To conserve my number of trips down the stairs on a bum leg, I try to get as much accomplished as possible per trip. My ID card is soon to expire, and getting it replaced was on the list of shit to do today. Arriving at the ID card office at 3:05 PM, we were sent away, being told they close at 3. Assholes.
I did get my meds.
I did tell my husband that he hurt my feelings, and how bad I already felt being partially crippled; I didn't need him exploiting that fact and enforcing my feelings of helplessness. A paragon of self-righteous indignity I was. Receiving a very sincere apology, I have opted for letting it go... Well, only after reminding him that I went out of my way last year to NOT make him feel like a burden when he had his back surgery. Ass chewing and guilt trip successfully completed, I have taken my pain killers and now feel much more mellow.

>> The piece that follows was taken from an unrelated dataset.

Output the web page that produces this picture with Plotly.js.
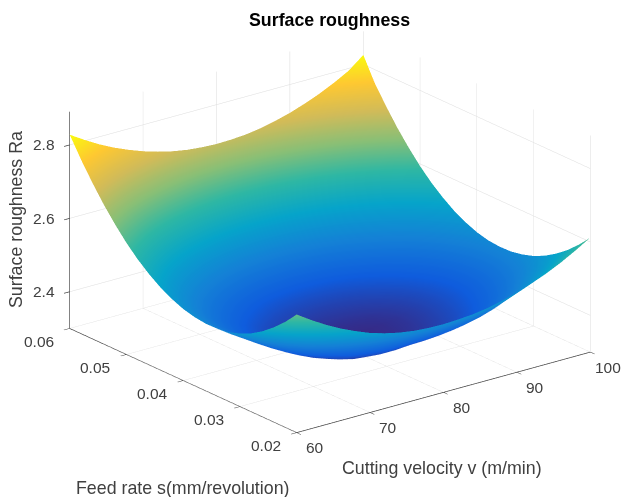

There will certainly be plenty more days in the next ten years until he retires that we will quarrel over the military career versus the family affairs. It is an inevitable part of the life military spouses must endure. I know now, as a married woman, why my mom used to cry when I was a kid... even though she always said there was nothing wrong, those days always went hand in hand with something going wrong with Daddy's work.
It takes a very special and strong soul to withstand this lifestyle. For those thousands of others out there, I applaud you.
Our lovers lay down their very life for our country. We give up everything in our lives so they can. We do it quietly,( for the most part), and we are proud of our men for what they do- even when we hate that they do it.
Posted by TheFreud at June 28, 2005 10:56 AM
Comments
GOOD MILITARY WIFE?? what the hell is that? you make it sound like a puupy who's been punished for puddling on the floor! If it's an inconvience for him to run to the pharmacy for your prescription just because he's not in the mood to go..THEN WHY THE HELL DID HE TAKE LEAVE FROM WORK?? Maybe a swift kick in his balls may let him know what level of pain and discomfort you are in...but then you would end up taking care of him..and he doesn't deserve you or the kindness!!
Posted by: Mom at June 28, 2005 3:12 PM
Mom tends to get over zealous sometimes :D
Very protective, and easily rattled when it comes to me being hurt or upset.
It's just cuz she loves me.
Believe it or not, she likes my husband too.